Costa-Gavras çok güçlü politik ve sosyal mesajlar veren filmlere imza atmasıyla tanınıyor. Bugüne kadar izleme fırsatı bulduğum 4 filmi de çok kaliteliydi, kısaca kronolojik sırayla değinirsem;
Z (1969)'yi izlediğimde, birbiriyle pek geçinemeyen Türk'lerin ve Yunan'ların şaşırtıcı benzerliklerinin yemek ve içmeyle sınırlı olmadığını, politik kültürlerinin de ne kadar benzer olduğunu görmüştüm, çünkü Yunanistan da bizim gibi aynı seri darbeler ve politik çalkalanmalardan geçmiş.

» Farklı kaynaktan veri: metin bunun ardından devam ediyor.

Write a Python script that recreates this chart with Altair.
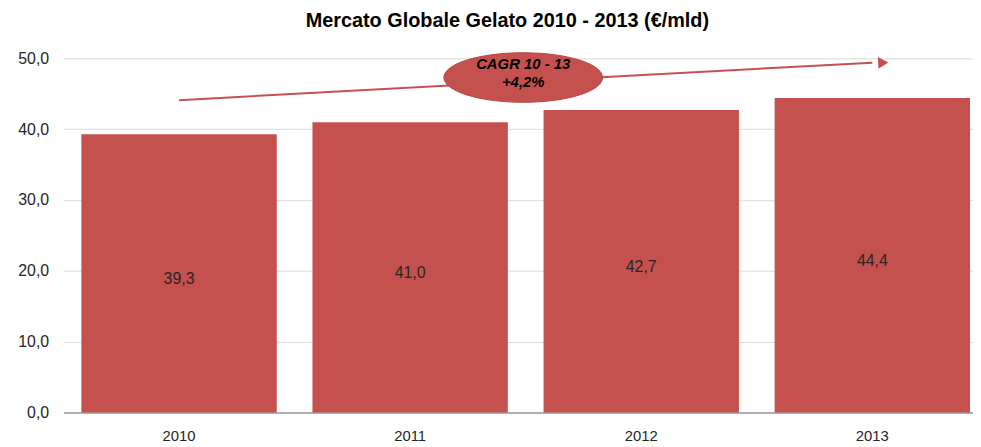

Missing (1982) ise yine bu iki millete benzer şekilde darbelerden çok çekmiş Şile'deki Pinochet'nin darbesi esnasında kaybolanları anlatıyor. Kaybolan yazarı arayan eşinin (Sissy Spacek) mücadelesini izliyoruz.

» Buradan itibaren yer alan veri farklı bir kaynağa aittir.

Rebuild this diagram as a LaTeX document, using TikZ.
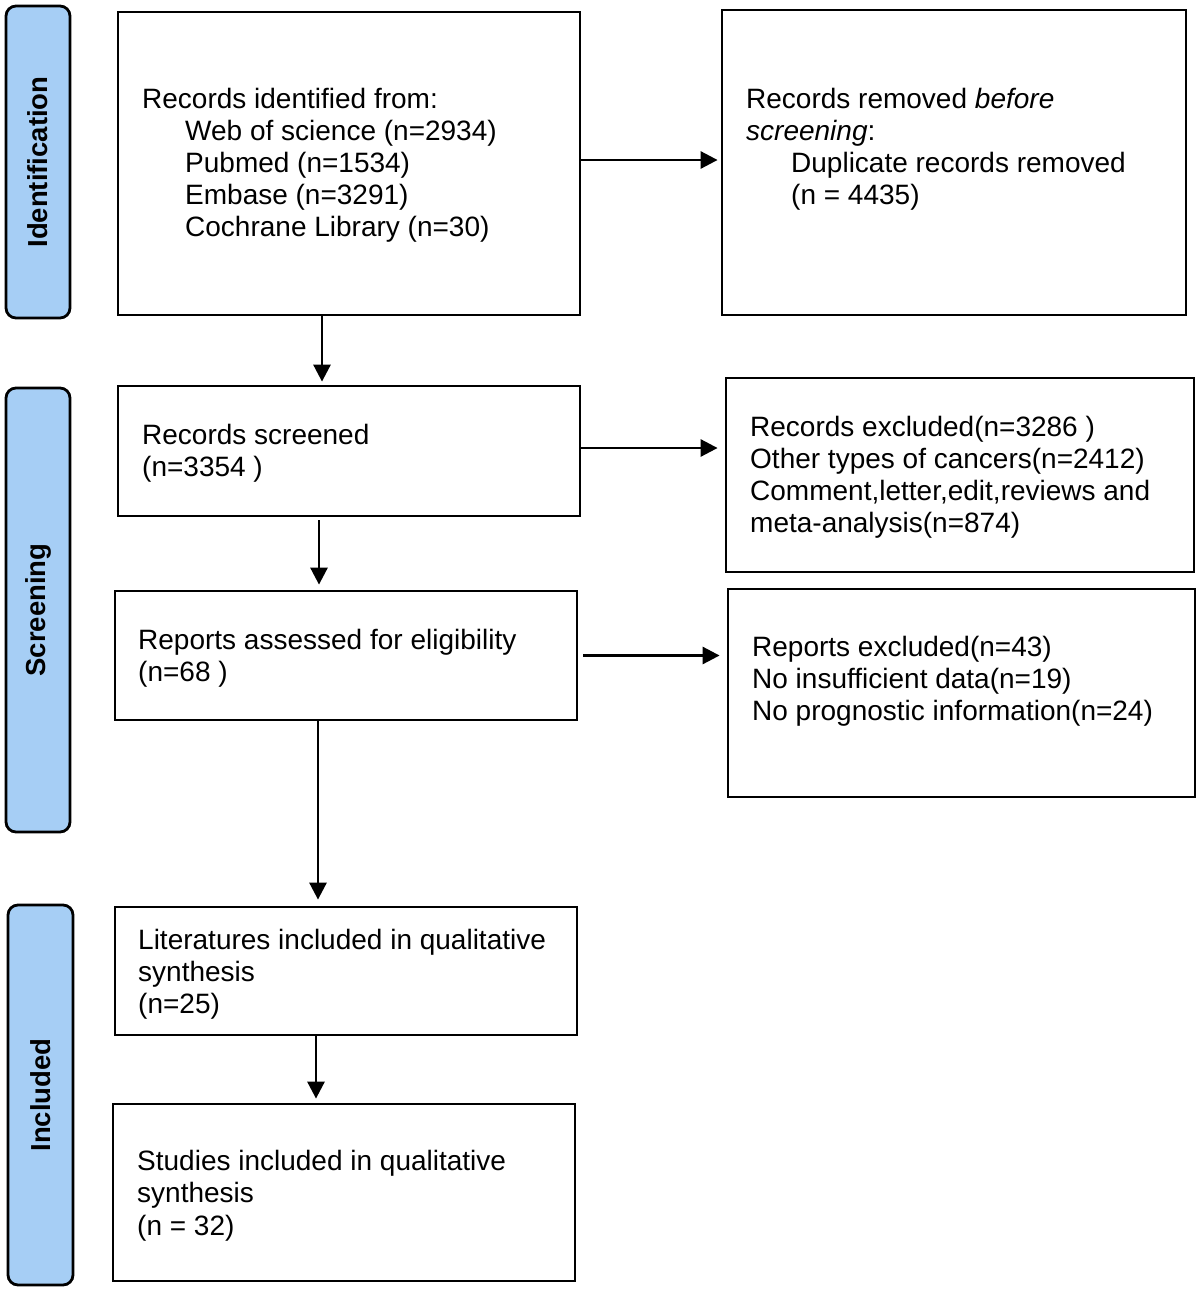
\documentclass[tikz,border=0pt]{standalone}
\usepackage{fontspec}
\setmainfont{Liberation Sans}
\usetikzlibrary{arrows.meta}
\definecolor{sideblue}{RGB}{166,206,245}
\begin{document}
\begin{tikzpicture}[x=1pt,y=-1pt,
  box/.style={draw, line width=2.8pt, rectangle, inner sep=0pt},
  side/.style={draw, line width=2.8pt, fill=sideblue, rounded corners=10pt, inner sep=0pt},
  sidetxt/.style={font=\fontsize{27.5}{32}\selectfont\bfseries, rotate=90, inner sep=0pt},
  txt/.style={font=\fontsize{28}{32}\selectfont, anchor=base west, inner sep=0pt},
  arr/.style={line width=2.8pt, -{Triangle[length=17pt,width=17pt]}}
]
\useasboundingbox (0,0) rectangle (1200,1296);

% side bars
\node[side, minimum width=64pt, minimum height=312pt] (sid) at (38,162) {};
\node[sidetxt] (sidt) at (38,162) {Identification};
\node[side, minimum width=64pt, minimum height=444pt] (sscr) at (38,610) {};
\node[sidetxt] (sscrt) at (38,610) {Screening};
\node[side, minimum width=65pt, minimum height=380pt] (sinc) at (40.5,1095) {};
\node[sidetxt] (sinct) at (40.5,1095) {Included};

% main boxes
\node[box, minimum width=462pt, minimum height=303pt] (b1) at (349,163.5) {};
\node[box, minimum width=464pt, minimum height=305pt] (r1) at (954,162.5) {};
\node[box, minimum width=462pt, minimum height=130pt] (b2) at (349,451) {};
\node[box, minimum width=468pt, minimum height=194pt] (r2) at (960,475) {};
\node[box, minimum width=462pt, minimum height=129pt] (b3) at (346,655.5) {};
\node[box, minimum width=467pt, minimum height=208pt] (r3) at (961.5,693) {};
\node[box, minimum width=462pt, minimum height=128pt] (b4) at (346,971) {};
\node[box, minimum width=462pt, minimum height=177pt] (b5) at (344,1192.5) {};

% texts
\node[txt] (t1a) at (142,108) {Records identified from:};
\node[txt] (t1b) at (185,140) {Web of science (n=2934)};
\node[txt] (t1c) at (185,172) {Pubmed (n=1534)};
\node[txt] (t1d) at (185,204) {Embase (n=3291)};
\node[txt] (t1e) at (185,236) {Cochrane Library (n=30)};

\node[txt] (r1a) at (746,108) {Records removed \textit{before}};
\node[txt] (r1b) at (746,140) {\textit{screening}:};
\node[txt] (r1c) at (791,172) {Duplicate records removed};
\node[txt] (r1d) at (791,204) {(n = 4435)};

\node[txt] (t2a) at (142,444) {Records screened};
\node[txt] (t2b) at (142,476) {(n=3354 )};

\node[txt] (r2a) at (750,436) {Records excluded(n=3286 )};
\node[txt] (r2b) at (750,468) {Other types of cancers(n=2412)};
\node[txt] (r2c) at (750,500) {Comment,letter,edit,reviews and};
\node[txt] (r2d) at (750,532) {meta-analysis(n=874)};

\node[txt] (t3a) at (138,649) {Reports assessed for eligibility};
\node[txt] (t3b) at (138,681) {(n=68 )};

\node[txt] (r3a) at (752,656) {Reports excluded(n=43)};
\node[txt] (r3b) at (752,688) {No insufficient data(n=19)};
\node[txt] (r3c) at (752,720) {No prognostic information(n=24)};

\node[txt] (t4a) at (138,949) {Literatures included in qualitative};
\node[txt] (t4b) at (138,981) {synthesis};
\node[txt] (t4c) at (138,1013) {(n=25)};

\node[txt] (t5a) at (137,1170) {Studies included in qualitative};
\node[txt] (t5b) at (137,1202) {synthesis};
\node[txt] (t5c) at (137,1235) {(n = 32)};

% horizontal arrows
\draw[arr, shorten >=3pt] ([yshift=3.5pt]b1.east) -- ([yshift=3.5pt]b1.east -| r1.west);
\draw[arr, shorten >=7pt] ([yshift=3pt]b2.east) -- ([yshift=3pt]b2.east -| r2.west);
\draw[arr, shorten >=7pt] ([xshift=5pt]b3.east) -- (b3.east -| r3.west);

% vertical arrows
\draw[arr, shorten >=3pt] ([xshift=-27pt]b1.south) -- ([xshift=-27pt]b1.south |- b2.north);
\draw[arr, shorten >=5pt] ([xshift=-30pt,yshift=-3pt]b2.south) -- ([xshift=-30pt]b2.south |- b3.north);
\draw[arr, shorten >=6pt] ([xshift=-28pt]b3.south) -- ([xshift=-28pt]b3.south |- b4.north);
\draw[arr, shorten >=4pt] ([xshift=-30pt]b4.south) -- ([xshift=-30pt]b4.south |- b5.north);
\end{tikzpicture}
\end{document}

Amen (2002)'de Costa-Gavras çok işlenmiş bir konuya, 2. Dünya savaşına el atıyor ve (en azından benim açımdan) daha önce net olarak söylenmemiş çok önemli gerçekleri ortaya dökiyor. Ben bu filmi izleyene kadar saf bir şekilde Avrupa'daki bu büyük soykırımın Nazi Almanya'sı tarafından gerçekleştirildiğini sanıyordum. Ulrich Tukur'un mükemmel bir oyunla canlandırdığı SS subayının, Avrupa'daki her kesimin gözünü açmak için yaptığı büyük mücadeleyi izleyince fak ettim ki, bütün katliam gözler önünde ve müdahele etme gücüne sahip her türlü otoritenin bilgisi dahilinde gerçekleşmiş. Başta tabii Vatikan ve güçlü devletler ellerini ovuşturarak katliamları izlemişler ve bize dokunmayan yılan bin yaşasın demişler, hatta kendi ülkelerindeki Yahudilerin, çingenelerin ve başka azınlıkların ayıklanmasından memnuniyet duymuşlar. Ne zamanki Hitler'in toprağa doymayacağı anlaşılmış, müdahale ihtiyacı anca o zaman doğmuş. Film sadece bu ikiyüzlülüğü açıkça sergilemesiyle değil, yönetsel mükemmelliğiyle de benim için unutulmazlar arasında.
Le Couperet (2005) Costa-Gavras'ın daha önce izlediğim üç filminden farklı olarak darbelere ve katliamlara değil toplumsal bir yaraya parmak basıyor; işsizlik. 2 sene işsiz kalan kimyagerin iş bulabilmek çareyi rakiplerini birer birer ortadan kaldırmada bulmasını komik bir dille anlatıyor.
"Eden Is West"'e gelirsek Costa-Gavras yine sosyal bir yara olan kaçak göçmen konusunu yine komik bir dille işliyor. Kafamızdaki kaçak resmi için muhtemelen fazla yakışıklı ve bakımlı olan Elias, sahil güvenliğe yakalanmamak için kaçak gemisinden atlayarak Yunanistan'da bir Fransız tatil köyüne çıkıyor. Buradan çeşitli maceralar geçirerek, pek çok farklı milletten insanla karşılaşarak, tanışarak Paris'e kadar ulaşmaya çalışıyor. Elias karakteri hemen hiç konuşmuyor, saflığı ve başına gelenlerle de hemen bize Chaplin'in Şarlo karakterini hatırlatıyor, sanırım bu yönetmen açısından bilinçli bir tercih. Alias rolündeki İtalyan oyuncu rolünde fena değil ama yan rollerde oldukça özensiz ve kötü tercihler yapılmış, bu da filmin kalitesini fazlasıyla düşürüyor.
Costa-Gavras komedi tarzında da önemli sorunlara dikkat çekilebileceğini bir kez daha gösteriyor ama ben onun yukarıda bahsettiğim politik gerçekliği öne çıkaran vurucu filmlerini tercih ediyor ve yakın zamanda yine bu türün örneklerini vermesini diliyorum.